The Human Factor: Skills and Governance in Modern Procurement
As procurement expands in scope and complexity, talent and governance are emerging as critical success factors. Managing multi-country supplier networks requires skills that go beyond negotiation and contract management. Risk assessment, compliance oversight, cross-cultural communication, and data literacy are now essential competencies for procurement professionals.
Leading organizations are investing in upskilling procurement teams and redefining governance models. Clear escalation paths, standardized audit frameworks, and centralized data governance help maintain control while allowing operational flexibility at the local level.
In this environment, procurement excellence is no longer defined by isolated wins, but by the ability to consistently manage complexity at scale.
The Expanding Scope of Supply Chain Management
By 2026, the scope of supply chain management extends far beyond procurement execution. It encompasses strategic planning, risk governance, compliance oversight, and long-term supplier development.
This broader mandate requires closer collaboration between procurement, operations, legal, compliance, and executive leadership. Procurement teams are increasingly involved in:
- Market-entry decisions
- Manufacturing footprint planning
- Supplier investment strategies
- ESG and sustainability initiatives
Supply chains are no longer optimized in isolation : they are designed as integrated, adaptive systems.
What Procurement Leaders Should Focus on Now

To prepare for 2026, procurement leaders should prioritize several critical actions:
First, diversification must be intentional, not opportunistic. Expanding supplier networks without clear governance structures increases risk rather than reducing it.
Second, supplier evaluation frameworks should be upgraded to reflect modern risk profiles. Compliance, traceability, and operational resilience must carry equal weight alongside cost considerations.
Third, investment in monitoring and audit capabilities is essential. Visibility across the supply chain is no longer optional, it is a prerequisite for control.
Finally, procurement strategies should emphasize long-term partnerships over transactional sourcing. Stable supplier relationships enable continuous improvement, better compliance outcomes, and faster issue resolution.
Conclusion: Procurement as a Strategic Advantage in 2026
The procurement landscape in 2026 will look fundamentally different from the cost-driven models of the past. Global supply chains are becoming more diversified, more regulated, and more risk-sensitive.
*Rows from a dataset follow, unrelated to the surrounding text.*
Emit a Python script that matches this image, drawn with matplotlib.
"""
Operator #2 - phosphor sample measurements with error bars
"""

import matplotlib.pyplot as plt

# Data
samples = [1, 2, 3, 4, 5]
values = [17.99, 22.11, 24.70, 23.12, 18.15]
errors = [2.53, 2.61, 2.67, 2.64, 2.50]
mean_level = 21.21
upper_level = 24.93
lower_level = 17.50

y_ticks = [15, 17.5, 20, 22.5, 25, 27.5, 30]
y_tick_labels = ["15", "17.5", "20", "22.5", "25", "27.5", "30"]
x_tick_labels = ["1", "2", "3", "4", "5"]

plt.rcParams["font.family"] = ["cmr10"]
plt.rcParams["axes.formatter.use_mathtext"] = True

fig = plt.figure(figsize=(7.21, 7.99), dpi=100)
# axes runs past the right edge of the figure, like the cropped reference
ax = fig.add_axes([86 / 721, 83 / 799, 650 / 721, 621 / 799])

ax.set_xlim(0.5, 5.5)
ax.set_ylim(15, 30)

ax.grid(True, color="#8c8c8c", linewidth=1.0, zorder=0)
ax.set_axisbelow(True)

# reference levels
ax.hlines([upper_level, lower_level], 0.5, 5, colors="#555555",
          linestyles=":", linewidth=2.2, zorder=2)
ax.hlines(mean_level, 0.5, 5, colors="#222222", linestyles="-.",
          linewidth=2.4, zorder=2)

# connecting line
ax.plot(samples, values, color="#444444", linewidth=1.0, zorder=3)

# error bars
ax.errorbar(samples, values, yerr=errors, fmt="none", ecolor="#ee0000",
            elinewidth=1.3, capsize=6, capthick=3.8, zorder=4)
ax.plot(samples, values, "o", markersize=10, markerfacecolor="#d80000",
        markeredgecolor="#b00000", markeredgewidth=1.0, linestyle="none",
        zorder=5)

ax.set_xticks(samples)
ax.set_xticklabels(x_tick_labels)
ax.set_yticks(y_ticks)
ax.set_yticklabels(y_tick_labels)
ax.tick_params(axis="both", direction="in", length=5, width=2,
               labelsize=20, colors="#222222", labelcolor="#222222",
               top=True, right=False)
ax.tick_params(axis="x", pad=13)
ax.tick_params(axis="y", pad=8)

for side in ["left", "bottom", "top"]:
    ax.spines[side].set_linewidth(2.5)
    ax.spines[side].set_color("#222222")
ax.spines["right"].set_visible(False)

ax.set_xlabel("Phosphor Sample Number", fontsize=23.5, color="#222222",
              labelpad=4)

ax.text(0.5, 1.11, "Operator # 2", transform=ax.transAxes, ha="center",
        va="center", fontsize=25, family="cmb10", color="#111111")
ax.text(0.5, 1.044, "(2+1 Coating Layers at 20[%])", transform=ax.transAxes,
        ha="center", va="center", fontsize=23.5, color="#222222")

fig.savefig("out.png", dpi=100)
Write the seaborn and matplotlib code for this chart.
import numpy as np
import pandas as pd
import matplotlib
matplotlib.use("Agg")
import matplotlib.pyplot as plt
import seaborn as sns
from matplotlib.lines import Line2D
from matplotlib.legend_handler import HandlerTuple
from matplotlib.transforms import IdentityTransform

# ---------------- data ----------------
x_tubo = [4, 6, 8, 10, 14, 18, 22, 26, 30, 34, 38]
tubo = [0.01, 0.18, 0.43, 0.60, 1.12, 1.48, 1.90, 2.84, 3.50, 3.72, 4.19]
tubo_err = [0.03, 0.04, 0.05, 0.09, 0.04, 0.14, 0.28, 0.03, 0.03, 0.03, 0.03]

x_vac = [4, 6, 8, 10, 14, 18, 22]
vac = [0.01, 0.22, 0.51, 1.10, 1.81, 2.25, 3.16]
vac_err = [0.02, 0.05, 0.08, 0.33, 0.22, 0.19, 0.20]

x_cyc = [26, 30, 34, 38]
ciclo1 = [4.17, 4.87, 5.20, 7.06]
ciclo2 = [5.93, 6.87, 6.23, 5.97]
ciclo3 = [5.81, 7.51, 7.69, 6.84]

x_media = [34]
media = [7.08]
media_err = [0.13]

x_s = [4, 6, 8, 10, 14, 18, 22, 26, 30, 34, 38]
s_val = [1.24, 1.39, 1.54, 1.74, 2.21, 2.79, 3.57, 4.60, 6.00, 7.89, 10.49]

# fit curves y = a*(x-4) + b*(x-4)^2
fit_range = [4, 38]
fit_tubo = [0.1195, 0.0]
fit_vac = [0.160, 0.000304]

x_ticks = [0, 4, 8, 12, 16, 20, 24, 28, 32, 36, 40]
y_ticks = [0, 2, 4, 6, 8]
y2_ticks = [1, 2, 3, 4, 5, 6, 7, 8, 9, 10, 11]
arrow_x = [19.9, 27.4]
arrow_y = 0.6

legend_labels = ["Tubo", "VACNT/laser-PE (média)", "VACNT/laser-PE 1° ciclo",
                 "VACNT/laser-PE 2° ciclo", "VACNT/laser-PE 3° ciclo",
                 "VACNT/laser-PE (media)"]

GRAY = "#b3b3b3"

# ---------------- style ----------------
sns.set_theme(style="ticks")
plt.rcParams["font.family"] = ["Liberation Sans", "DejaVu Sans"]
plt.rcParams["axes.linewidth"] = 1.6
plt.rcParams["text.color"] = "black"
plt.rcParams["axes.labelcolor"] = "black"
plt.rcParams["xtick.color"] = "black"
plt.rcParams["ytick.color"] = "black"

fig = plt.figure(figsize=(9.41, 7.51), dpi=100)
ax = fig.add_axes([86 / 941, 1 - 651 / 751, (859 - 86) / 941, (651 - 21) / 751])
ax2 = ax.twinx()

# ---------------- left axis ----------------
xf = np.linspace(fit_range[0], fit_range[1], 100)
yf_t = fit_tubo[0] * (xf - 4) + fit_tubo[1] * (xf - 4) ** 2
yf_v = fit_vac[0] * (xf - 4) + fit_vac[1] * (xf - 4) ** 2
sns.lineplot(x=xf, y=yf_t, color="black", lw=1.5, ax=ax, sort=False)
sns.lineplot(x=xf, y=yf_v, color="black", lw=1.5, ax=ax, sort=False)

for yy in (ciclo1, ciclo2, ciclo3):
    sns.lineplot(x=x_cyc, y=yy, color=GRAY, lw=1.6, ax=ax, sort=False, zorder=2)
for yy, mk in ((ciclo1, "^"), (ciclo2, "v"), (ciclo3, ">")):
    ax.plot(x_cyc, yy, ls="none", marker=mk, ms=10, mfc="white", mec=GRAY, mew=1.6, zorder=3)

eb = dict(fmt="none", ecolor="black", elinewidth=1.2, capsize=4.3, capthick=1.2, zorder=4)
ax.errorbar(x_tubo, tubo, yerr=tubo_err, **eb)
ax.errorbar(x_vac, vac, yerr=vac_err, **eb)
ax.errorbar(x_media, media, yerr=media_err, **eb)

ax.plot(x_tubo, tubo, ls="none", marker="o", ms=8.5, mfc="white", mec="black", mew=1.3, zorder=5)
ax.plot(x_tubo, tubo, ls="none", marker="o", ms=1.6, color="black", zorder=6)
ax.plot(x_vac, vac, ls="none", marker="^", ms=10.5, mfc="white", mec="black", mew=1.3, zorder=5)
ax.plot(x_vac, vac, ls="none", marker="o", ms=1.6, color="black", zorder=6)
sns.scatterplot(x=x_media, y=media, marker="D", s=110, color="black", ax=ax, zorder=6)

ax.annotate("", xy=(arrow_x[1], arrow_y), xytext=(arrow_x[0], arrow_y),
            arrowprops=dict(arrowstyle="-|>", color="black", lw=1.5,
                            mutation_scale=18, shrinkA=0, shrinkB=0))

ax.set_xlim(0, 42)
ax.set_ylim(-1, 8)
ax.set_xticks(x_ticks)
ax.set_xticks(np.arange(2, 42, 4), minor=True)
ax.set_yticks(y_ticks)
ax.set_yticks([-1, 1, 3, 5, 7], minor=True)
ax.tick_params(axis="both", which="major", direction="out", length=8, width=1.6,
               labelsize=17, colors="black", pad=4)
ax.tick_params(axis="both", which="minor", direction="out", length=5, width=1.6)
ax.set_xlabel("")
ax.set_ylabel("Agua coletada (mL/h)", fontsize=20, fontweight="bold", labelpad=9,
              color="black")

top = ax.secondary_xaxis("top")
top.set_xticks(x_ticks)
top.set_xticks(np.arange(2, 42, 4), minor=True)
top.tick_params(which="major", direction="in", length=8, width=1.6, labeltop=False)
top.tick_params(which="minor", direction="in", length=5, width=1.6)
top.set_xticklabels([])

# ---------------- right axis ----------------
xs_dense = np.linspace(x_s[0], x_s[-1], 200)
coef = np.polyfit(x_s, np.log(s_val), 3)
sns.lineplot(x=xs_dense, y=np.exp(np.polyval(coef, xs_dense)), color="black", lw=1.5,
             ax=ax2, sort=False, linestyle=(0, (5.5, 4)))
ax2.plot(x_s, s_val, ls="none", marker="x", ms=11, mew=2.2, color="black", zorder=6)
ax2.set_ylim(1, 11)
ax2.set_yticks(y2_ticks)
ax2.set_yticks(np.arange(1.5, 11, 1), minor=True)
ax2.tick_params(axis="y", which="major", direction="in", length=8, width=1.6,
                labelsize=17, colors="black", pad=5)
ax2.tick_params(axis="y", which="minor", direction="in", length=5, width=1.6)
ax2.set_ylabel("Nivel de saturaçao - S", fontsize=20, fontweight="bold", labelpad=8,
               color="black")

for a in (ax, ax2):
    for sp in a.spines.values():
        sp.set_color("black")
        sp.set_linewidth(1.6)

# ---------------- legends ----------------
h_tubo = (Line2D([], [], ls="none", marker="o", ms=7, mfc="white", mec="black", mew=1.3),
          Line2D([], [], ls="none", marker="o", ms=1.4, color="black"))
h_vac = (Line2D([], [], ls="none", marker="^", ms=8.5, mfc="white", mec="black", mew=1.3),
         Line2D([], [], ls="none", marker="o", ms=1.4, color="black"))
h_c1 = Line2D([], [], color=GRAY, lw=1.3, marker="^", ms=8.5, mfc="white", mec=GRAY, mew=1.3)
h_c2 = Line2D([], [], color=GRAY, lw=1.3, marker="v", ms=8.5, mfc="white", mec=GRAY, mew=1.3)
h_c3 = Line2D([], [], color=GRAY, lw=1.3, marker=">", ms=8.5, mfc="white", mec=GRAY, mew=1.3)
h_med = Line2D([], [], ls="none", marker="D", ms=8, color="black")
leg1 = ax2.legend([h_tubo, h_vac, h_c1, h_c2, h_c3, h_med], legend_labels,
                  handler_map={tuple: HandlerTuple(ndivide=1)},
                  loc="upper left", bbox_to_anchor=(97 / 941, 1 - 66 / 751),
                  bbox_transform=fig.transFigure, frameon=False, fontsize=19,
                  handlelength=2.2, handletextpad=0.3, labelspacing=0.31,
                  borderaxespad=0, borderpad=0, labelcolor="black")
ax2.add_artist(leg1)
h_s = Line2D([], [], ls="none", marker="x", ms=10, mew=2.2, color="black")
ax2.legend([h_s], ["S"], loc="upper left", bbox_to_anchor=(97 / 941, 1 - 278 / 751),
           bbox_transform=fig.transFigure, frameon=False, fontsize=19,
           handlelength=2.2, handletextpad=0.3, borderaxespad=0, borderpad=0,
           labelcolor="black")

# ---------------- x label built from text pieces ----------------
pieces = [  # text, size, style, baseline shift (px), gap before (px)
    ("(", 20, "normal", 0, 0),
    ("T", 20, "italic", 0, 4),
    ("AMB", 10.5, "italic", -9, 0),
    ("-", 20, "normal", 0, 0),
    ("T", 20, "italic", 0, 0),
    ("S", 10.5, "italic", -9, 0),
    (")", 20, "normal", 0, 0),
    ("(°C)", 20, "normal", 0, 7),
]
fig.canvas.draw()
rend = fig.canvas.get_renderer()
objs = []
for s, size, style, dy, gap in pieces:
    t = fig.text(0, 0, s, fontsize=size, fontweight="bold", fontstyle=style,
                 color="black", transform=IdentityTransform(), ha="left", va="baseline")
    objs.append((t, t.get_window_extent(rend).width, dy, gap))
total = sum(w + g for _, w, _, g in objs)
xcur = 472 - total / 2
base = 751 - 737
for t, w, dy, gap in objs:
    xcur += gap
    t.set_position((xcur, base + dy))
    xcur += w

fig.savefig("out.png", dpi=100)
Companies that treat procurement as a strategic function, supported by data, governance, and local expertise , will be far better equipped to navigate uncertainty. Those that fail to adapt risk exposure to disruptions that are increasingly frequent and costly.
The future of procurement lies in balance: balancing cost with control, diversification with discipline, and speed with sustainability. As supply chain insights for 2026 continue to unfold, one conclusion is clear : procurement is no longer just about buying. It is about building resilient, transparent, and future-ready supply chains.